Mixed data on China, the world’s leading importer of crude oil, also contributed to mixed sentiment. The country’s exports fell 10%, far worse than expected. However, the sharp rise in China’s inflation for September – at 1.9% year-on-year in September – somewhat countered the anxiety from the dismal trade data.

FXTM research analyst Lukman Otunuga said there was unease in the crude market over China’s pending third quarter GDP report, and whether the world’s second largest economy could maintain its current growth.

“With the developments in China gripping the global economy, there could be an increasing focus on its data as the nation transitions away from manufacturing towards services,” Otunuga added.

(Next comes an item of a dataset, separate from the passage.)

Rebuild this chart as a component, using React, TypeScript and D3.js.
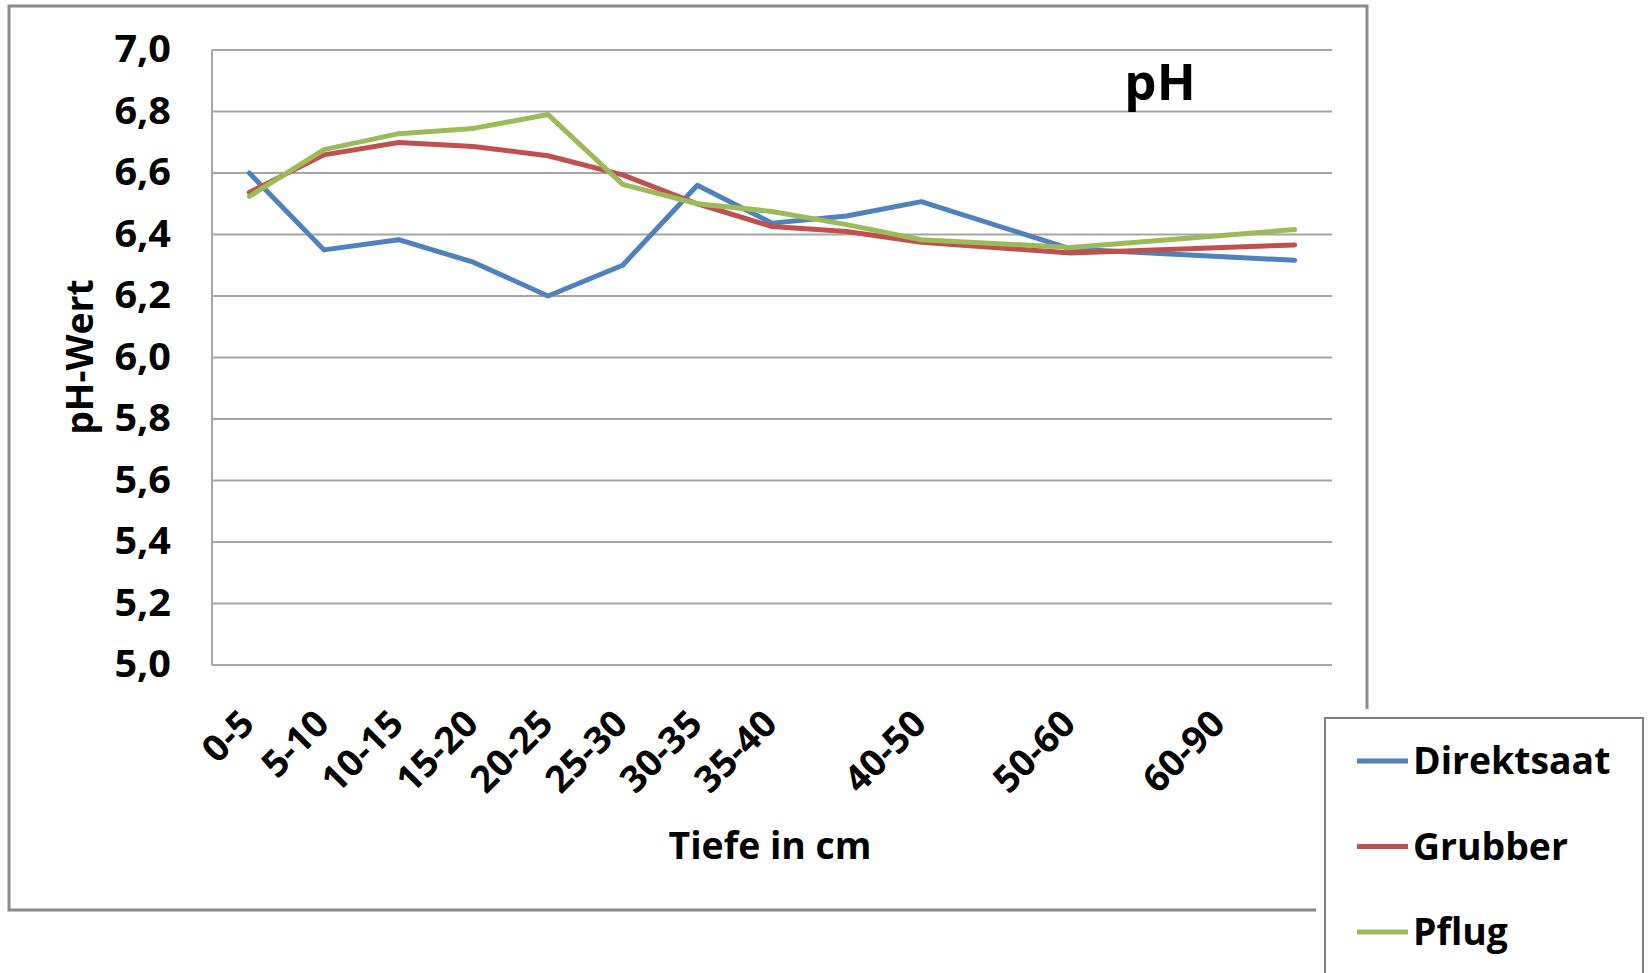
import React from "react";
import * as d3 from "d3";

const categories = ["0-5", "5-10", "10-15", "15-20", "20-25", "25-30", "30-35", "35-40", "", "40-50", "", "50-60", "", "60-90", ""];
const direktsaat = [6.6, 6.35, 6.383, 6.31, 6.2, 6.3, 6.56, 6.437, 6.46, 6.507, null, 6.353, null, null, 6.316];
const grubber = [6.537, 6.659, 6.699, 6.686, 6.656, 6.594, 6.5, 6.426, 6.41, 6.375, null, 6.34, null, null, 6.366];
const pflug = [6.524, 6.676, 6.728, 6.745, 6.79, 6.563, 6.5, 6.475, 6.432, 6.383, null, 6.358, null, null, 6.416];
const seriesNames = ["Direktsaat", "Grubber", "Pflug"];
const seriesColors = ["#4F81BD", "#C0504D", "#9BBB59"];
const yTicks = [5.0, 5.2, 5.4, 5.6, 5.8, 6.0, 6.2, 6.4, 6.6, 6.8, 7.0];
const chartTitle = "pH";
const yTitle = "pH-Wert";
const xTitle = "Tiefe in cm";

const FONT = "'Open Sans', 'Lato', sans-serif";
const SX = 1.01;

function T(props: { x: number; y: number; rot?: number; anchor?: string; size: number; sx?: number; children: any }) {
  const { x, y, rot = 0, anchor = "start", size, sx = SX, children } = props;
  return (
    <text
      transform={`translate(${x},${y}) rotate(${rot}) scale(${sx},1)`}
      textAnchor={anchor}
      fontFamily={FONT}
      fontWeight={700}
      fontSize={size}
      fill="#000"
    >
      {children}
    </text>
  );
}

export default function App() {
  const W = 1648;
  const H = 973;
  const x = d3.scaleBand<number>().domain(d3.range(categories.length)).range([212, 1332]).padding(0);
  const cx = (i: number) => (x(i) as number) + x.bandwidth() / 2;
  const y = d3.scaleLinear().domain([5, 7]).range([665, 50]);
  const fmt = (v: number) => d3.format(".1f")(v).replace(".", ",");
  const allSeries = [direktsaat, grubber, pflug];
  const line = d3
    .line<[number, number]>()
    .x((d) => cx(d[0]))
    .y((d) => y(d[1]));

  return (
    <svg width={W} height={H} style={{ position: "absolute", left: 0, top: 0, background: "#fff" }}>
      <rect x={0} y={0} width={W} height={H} fill="#fff" />
      <rect x={9} y={6} width={1358} height={904} fill="#fff" stroke="#8a8a8a" strokeWidth={3} />
      {yTicks.map((t) => (
        <line key={t} x1={212} x2={1332} y1={y(t)} y2={y(t)} stroke="#a6a6a6" strokeWidth={2} />
      ))}
      <line x1={212} x2={212} y1={y(7)} y2={y(5)} stroke="#a6a6a6" strokeWidth={2} />
      {yTicks.map((t) => (
        <T key={"l" + t} x={171} y={y(t) + 12} anchor="end" size={37} sx={1.07}>
          {fmt(t)}
        </T>
      ))}
      {categories.map((c, i) =>
        c ? (
          <T key={"c" + i} x={cx(i) + 7} y={726} rot={-45} anchor="end" size={37}>
            {c}
          </T>
        ) : null
      )}
      {allSeries.map((s, k) => {
        const pts = s.map((v, i) => [i, v] as [number, number | null]).filter((d) => d[1] != null) as [number, number][];
        return (
          <path key={k} d={line(pts) || ""} fill="none" stroke={seriesColors[k]} strokeWidth={5} strokeLinejoin="round" strokeLinecap="round" />
        );
      })}
      <T x={1160} y={100} anchor="middle" size={51} sx={1}>
        {chartTitle}
      </T>
      <T x={93} y={357} rot={-90} anchor="middle" size={37}>
        {yTitle}
      </T>
      <T x={770} y={859} anchor="middle" size={37}>
        {xTitle}
      </T>
      <rect x={1316} y={709} width={340} height={300} fill="#fff" />
      <rect x={1325} y={718} width={318} height={280} fill="#fff" stroke="#7f7f7f" strokeWidth={2} />
      {seriesNames.map((n, k) => {
        const ly = 761 + k * 85.5;
        return (
          <g key={n}>
            <line x1={1357} x2={1408} y1={ly} y2={ly} stroke={seriesColors[k]} strokeWidth={5} />
            <T x={1413} y={ly + 13} size={37}>
              {n}
            </T>
          </g>
        );
      })}
    </svg>
  );
}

Away from the oil market, precious metals stemmed the week’s declines but also failed to build any convincing momentum to the upside. At 3:02pm BST, Comex gold futures contract for December delivery was up a mere 0.19% or $2.40 to $1,260.00 an ounce, higher intraday but well below $1,300-plus levels seen last month.

Josh Saul, chief executive officer of The Pure Gold Company said, the despite the previous trading week’s drop in prices, investors were keeping their faith in physical gold.

“Our clients are worried about the implications of Deutsche Bank, the US presidential election and Brexit deadlines, and feel more comfortable with a certain percentage of their wealth hedged in physical gold.”